-- Begin --

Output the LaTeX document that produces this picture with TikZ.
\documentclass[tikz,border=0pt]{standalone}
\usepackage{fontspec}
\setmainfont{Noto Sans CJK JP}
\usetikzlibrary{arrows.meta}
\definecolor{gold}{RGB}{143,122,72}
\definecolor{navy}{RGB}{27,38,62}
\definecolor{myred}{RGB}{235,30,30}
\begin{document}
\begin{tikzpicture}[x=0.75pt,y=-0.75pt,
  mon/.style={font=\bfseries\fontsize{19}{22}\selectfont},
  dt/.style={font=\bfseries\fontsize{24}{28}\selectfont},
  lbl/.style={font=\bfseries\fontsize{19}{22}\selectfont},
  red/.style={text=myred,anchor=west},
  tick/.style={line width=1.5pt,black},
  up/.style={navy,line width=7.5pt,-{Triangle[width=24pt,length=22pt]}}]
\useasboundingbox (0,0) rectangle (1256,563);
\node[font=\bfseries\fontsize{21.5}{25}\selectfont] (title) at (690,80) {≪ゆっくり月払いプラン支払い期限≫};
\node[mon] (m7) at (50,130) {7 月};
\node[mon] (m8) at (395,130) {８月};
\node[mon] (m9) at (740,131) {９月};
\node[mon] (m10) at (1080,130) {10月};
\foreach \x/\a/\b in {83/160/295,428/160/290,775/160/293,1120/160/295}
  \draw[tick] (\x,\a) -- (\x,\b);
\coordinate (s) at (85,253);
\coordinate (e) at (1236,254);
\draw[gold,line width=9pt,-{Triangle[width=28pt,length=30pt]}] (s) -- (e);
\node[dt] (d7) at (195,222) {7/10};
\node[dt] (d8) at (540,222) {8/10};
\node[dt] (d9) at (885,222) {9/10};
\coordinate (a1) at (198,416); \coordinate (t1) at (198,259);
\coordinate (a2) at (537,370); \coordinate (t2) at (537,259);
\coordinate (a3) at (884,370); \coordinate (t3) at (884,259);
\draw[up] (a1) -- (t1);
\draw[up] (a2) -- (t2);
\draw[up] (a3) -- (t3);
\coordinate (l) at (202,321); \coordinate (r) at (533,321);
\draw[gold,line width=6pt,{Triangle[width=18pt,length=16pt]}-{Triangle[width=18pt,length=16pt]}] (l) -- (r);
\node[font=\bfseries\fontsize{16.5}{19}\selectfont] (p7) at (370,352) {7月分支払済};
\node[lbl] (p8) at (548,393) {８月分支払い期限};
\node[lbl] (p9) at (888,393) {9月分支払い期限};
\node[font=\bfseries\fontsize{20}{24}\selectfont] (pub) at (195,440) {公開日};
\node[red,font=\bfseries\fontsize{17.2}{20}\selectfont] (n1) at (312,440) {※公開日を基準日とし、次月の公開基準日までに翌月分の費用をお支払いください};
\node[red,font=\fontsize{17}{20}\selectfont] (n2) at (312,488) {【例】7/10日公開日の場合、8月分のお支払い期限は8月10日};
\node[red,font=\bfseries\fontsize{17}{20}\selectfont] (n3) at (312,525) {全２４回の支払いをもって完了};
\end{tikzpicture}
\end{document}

-- End --
-- Begin --

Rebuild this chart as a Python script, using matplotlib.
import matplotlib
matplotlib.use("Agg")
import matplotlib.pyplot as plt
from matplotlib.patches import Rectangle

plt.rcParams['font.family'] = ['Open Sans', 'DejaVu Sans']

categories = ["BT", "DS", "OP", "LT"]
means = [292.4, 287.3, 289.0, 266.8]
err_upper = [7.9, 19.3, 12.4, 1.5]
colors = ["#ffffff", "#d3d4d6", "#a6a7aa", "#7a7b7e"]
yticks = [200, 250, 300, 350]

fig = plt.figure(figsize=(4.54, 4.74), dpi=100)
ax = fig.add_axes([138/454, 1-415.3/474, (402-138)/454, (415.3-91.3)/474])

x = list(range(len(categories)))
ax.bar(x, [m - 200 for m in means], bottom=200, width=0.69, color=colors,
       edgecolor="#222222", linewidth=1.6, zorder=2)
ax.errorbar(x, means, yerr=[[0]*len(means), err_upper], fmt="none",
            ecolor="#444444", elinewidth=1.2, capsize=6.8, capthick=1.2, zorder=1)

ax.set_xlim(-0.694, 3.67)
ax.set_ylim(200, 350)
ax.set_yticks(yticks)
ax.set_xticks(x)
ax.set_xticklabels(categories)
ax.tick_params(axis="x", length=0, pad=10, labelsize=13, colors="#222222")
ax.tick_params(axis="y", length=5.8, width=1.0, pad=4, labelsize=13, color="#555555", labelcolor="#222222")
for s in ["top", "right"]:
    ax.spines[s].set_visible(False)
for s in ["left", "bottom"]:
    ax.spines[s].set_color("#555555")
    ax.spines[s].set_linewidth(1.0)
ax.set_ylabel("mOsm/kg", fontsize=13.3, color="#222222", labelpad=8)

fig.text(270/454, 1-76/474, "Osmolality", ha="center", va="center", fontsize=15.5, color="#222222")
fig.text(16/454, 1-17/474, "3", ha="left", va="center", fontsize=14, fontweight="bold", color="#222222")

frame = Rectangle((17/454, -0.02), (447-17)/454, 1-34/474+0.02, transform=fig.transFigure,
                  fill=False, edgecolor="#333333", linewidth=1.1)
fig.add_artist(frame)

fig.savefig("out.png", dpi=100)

-- End --
-- Begin --

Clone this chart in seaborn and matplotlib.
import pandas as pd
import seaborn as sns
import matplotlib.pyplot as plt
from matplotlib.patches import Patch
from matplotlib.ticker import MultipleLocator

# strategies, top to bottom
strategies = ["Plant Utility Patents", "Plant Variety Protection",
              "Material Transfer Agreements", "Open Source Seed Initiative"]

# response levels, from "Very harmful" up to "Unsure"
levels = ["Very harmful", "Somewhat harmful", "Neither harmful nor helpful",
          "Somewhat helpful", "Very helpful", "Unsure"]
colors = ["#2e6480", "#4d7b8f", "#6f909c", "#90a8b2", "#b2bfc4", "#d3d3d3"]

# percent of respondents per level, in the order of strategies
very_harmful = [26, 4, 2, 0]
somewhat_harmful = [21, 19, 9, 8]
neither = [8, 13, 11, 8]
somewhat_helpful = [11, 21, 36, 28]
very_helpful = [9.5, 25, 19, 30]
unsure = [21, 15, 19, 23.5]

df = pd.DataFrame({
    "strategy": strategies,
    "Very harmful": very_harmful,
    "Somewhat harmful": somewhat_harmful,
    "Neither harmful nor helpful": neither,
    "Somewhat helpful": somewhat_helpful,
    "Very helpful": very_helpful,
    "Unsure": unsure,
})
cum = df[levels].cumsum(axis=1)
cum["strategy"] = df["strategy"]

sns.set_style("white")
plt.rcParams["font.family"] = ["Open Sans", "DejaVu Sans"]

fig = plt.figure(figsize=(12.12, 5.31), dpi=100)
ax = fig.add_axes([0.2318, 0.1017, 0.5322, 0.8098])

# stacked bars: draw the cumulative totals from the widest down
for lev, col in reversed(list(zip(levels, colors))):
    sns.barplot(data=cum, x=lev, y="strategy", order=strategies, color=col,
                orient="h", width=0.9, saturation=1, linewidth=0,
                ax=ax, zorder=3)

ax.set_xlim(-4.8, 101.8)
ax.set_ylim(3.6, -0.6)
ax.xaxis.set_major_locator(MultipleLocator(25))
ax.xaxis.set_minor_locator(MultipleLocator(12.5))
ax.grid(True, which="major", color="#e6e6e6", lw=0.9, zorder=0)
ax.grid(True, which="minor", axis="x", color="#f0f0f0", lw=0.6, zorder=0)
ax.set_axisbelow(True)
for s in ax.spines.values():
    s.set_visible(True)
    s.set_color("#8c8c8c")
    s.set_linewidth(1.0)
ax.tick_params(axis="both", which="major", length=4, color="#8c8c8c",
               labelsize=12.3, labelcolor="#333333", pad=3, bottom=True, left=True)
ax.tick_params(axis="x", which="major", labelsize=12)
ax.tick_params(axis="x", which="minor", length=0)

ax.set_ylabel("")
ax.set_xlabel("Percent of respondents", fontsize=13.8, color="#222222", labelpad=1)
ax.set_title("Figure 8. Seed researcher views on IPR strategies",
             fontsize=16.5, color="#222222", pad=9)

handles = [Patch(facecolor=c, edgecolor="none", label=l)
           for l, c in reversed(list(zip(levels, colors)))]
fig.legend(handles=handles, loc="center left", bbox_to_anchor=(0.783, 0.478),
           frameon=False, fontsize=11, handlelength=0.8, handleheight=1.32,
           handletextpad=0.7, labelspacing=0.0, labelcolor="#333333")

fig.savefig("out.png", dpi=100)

-- End --

*Your objective*.
Print the lines from the line containing "Rebuild this chart" to the line containing "yticks = [200, 250, 300, 350]", both ends included, exactly and with nothing added.

*Task response*.
Rebuild this chart as a Python script, using matplotlib.
import matplotlib
matplotlib.use("Agg")
import matplotlib.pyplot as plt
from matplotlib.patches import Rectangle

plt.rcParams['font.family'] = ['Open Sans', 'DejaVu Sans']

categories = ["BT", "DS", "OP", "LT"]
means = [292.4, 287.3, 289.0, 266.8]
err_upper = [7.9, 19.3, 12.4, 1.5]
colors = ["#ffffff", "#d3d4d6", "#a6a7aa", "#7a7b7e"]
yticks = [200, 250, 300, 350]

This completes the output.